Saturday, June 1, 2013

New Clothes!

Ok, not really.

Sadly, I have a basement full of garbage bags and Rubbermaid containers of clothes that are too small. Because of this, new clothes aren't really a reward for me, because I already HAVE so many clothes that fit as I lose weight. But I guess you can say I can go shopping in my closet (or basement. Semantics).

So, I did that - because I've lost enough to fit back into my jeans I was wearing last fall. And that is pretty rewarding. I mean, in a way it's rewarding because YAY! I'm down a size! But it doesn't in any way, shape, or form mean that I am at a healthy weight or thin. It just means I'm getting close to the weight I maintained for about a year or so. I felt incredibly self-conscious at THAT weight, so you can imagine how I felt when I was 23lbs heavier than I am now.

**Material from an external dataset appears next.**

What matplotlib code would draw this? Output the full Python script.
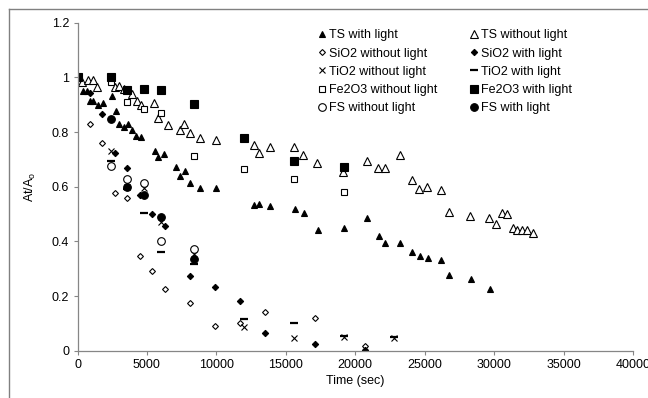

But I do admit, I have a little boost of self-confidence knowing that I AM down that size. I know I don't look great, or even good, but I FEEL better.

A few weeks ago I blogged about how I wasn't sure I could do this Medifast thing. But I'm rockin' it. Do I love it? No. Do I like it? It's ok! I had a rough start because I also started on Metformin at the same time and dealt with a lot of the icky side effects that come with it (bloating, diarrhea, nausea). That's all subsided and I'm feeling good. While "normal" food looks good, I don't have the urges for it anymore.

Except for the fact that I dream about food.

Yeah. I dream about cheating on my weight loss efforts. For real. Usually with something pretty bad for me. But when it comes to real life, I don't. I haven't. I'm almost even nervous about doing it when I PLAN on doing it in 3 weeks. I'm that focused. But success feels good, you know?